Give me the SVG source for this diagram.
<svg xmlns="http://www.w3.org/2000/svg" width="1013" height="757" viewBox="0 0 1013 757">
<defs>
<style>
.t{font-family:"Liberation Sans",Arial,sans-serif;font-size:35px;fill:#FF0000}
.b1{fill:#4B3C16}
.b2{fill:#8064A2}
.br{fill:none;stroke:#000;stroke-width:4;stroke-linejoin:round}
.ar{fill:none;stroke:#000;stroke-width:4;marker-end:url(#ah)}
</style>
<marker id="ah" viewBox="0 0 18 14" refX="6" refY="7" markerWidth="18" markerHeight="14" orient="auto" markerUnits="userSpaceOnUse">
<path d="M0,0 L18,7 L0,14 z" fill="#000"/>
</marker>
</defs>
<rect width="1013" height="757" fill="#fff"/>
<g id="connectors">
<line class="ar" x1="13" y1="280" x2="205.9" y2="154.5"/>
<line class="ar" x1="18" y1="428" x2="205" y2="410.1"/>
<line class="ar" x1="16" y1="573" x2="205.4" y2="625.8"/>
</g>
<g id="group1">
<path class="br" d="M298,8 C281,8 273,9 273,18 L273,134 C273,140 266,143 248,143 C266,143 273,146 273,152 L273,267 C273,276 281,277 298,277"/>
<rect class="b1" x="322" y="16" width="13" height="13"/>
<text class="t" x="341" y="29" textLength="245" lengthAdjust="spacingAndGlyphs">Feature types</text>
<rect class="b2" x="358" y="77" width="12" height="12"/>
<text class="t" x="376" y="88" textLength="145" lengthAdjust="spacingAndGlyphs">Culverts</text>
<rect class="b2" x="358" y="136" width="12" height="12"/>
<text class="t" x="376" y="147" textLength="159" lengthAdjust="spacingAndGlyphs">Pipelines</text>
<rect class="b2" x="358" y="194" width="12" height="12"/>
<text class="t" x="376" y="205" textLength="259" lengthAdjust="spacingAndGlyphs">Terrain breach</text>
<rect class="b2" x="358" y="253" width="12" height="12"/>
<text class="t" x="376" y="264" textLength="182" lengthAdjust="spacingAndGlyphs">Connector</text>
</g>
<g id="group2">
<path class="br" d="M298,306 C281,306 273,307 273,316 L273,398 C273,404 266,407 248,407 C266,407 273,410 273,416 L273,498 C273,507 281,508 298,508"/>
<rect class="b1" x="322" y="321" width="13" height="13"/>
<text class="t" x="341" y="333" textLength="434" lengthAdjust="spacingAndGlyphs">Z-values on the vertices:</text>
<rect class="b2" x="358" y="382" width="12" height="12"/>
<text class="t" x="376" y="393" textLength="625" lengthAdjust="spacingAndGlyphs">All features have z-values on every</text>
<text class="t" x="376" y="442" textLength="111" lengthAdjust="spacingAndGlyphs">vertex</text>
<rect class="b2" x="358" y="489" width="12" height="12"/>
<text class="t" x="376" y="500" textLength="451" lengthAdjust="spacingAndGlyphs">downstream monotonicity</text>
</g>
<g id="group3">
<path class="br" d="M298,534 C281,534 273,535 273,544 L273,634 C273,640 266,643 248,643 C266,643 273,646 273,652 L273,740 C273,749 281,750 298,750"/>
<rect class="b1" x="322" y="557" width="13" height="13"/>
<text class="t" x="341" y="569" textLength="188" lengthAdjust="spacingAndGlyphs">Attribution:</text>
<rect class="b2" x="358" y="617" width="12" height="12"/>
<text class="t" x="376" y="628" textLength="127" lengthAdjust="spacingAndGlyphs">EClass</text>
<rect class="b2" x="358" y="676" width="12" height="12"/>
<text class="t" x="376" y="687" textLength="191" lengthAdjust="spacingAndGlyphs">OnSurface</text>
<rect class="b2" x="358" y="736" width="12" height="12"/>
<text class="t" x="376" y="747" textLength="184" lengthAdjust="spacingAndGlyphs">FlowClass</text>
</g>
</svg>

---

▶ **WHAT THE TASK ASKS**
Copy every line verbatim.

▶ **RESULT FOR THIS EXERCISE**
Give me the SVG source for this diagram.
<svg xmlns="http://www.w3.org/2000/svg" width="1013" height="757" viewBox="0 0 1013 757">
<defs>
<style>
.t{font-family:"Liberation Sans",Arial,sans-serif;font-size:35px;fill:#FF0000}
.b1{fill:#4B3C16}
.b2{fill:#8064A2}
.br{fill:none;stroke:#000;stroke-width:4;stroke-linejoin:round}
.ar{fill:none;stroke:#000;stroke-width:4;marker-end:url(#ah)}
</style>
<marker id="ah" viewBox="0 0 18 14" refX="6" refY="7" markerWidth="18" markerHeight="14" orient="auto" markerUnits="userSpaceOnUse">
<path d="M0,0 L18,7 L0,14 z" fill="#000"/>
</marker>
</defs>
<rect width="1013" height="757" fill="#fff"/>
<g id="connectors">
<line class="ar" x1="13" y1="280" x2="205.9" y2="154.5"/>
<line class="ar" x1="18" y1="428" x2="205" y2="410.1"/>
<line class="ar" x1="16" y1="573" x2="205.4" y2="625.8"/>
</g>
<g id="group1">
<path class="br" d="M298,8 C281,8 273,9 273,18 L273,134 C273,140 266,143 248,143 C266,143 273,146 273,152 L273,267 C273,276 281,277 298,277"/>
<rect class="b1" x="322" y="16" width="13" height="13"/>
<text class="t" x="341" y="29" textLength="245" lengthAdjust="spacingAndGlyphs">Feature types</text>
<rect class="b2" x="358" y="77" width="12" height="12"/>
<text class="t" x="376" y="88" textLength="145" lengthAdjust="spacingAndGlyphs">Culverts</text>
<rect class="b2" x="358" y="136" width="12" height="12"/>
<text class="t" x="376" y="147" textLength="159" lengthAdjust="spacingAndGlyphs">Pipelines</text>
<rect class="b2" x="358" y="194" width="12" height="12"/>
<text class="t" x="376" y="205" textLength="259" lengthAdjust="spacingAndGlyphs">Terrain breach</text>
<rect class="b2" x="358" y="253" width="12" height="12"/>
<text class="t" x="376" y="264" textLength="182" lengthAdjust="spacingAndGlyphs">Connector</text>
</g>
<g id="group2">
<path class="br" d="M298,306 C281,306 273,307 273,316 L273,398 C273,404 266,407 248,407 C266,407 273,410 273,416 L273,498 C273,507 281,508 298,508"/>
<rect class="b1" x="322" y="321" width="13" height="13"/>
<text class="t" x="341" y="333" textLength="434" lengthAdjust="spacingAndGlyphs">Z-values on the vertices:</text>
<rect class="b2" x="358" y="382" width="12" height="12"/>
<text class="t" x="376" y="393" textLength="625" lengthAdjust="spacingAndGlyphs">All features have z-values on every</text>
<text class="t" x="376" y="442" textLength="111" lengthAdjust="spacingAndGlyphs">vertex</text>
<rect class="b2" x="358" y="489" width="12" height="12"/>
<text class="t" x="376" y="500" textLength="451" lengthAdjust="spacingAndGlyphs">downstream monotonicity</text>
</g>
<g id="group3">
<path class="br" d="M298,534 C281,534 273,535 273,544 L273,634 C273,640 266,643 248,643 C266,643 273,646 273,652 L273,740 C273,749 281,750 298,750"/>
<rect class="b1" x="322" y="557" width="13" height="13"/>
<text class="t" x="341" y="569" textLength="188" lengthAdjust="spacingAndGlyphs">Attribution:</text>
<rect class="b2" x="358" y="617" width="12" height="12"/>
<text class="t" x="376" y="628" textLength="127" lengthAdjust="spacingAndGlyphs">EClass</text>
<rect class="b2" x="358" y="676" width="12" height="12"/>
<text class="t" x="376" y="687" textLength="191" lengthAdjust="spacingAndGlyphs">OnSurface</text>
<rect class="b2" x="358" y="736" width="12" height="12"/>
<text class="t" x="376" y="747" textLength="184" lengthAdjust="spacingAndGlyphs">FlowClass</text>
</g>
</svg>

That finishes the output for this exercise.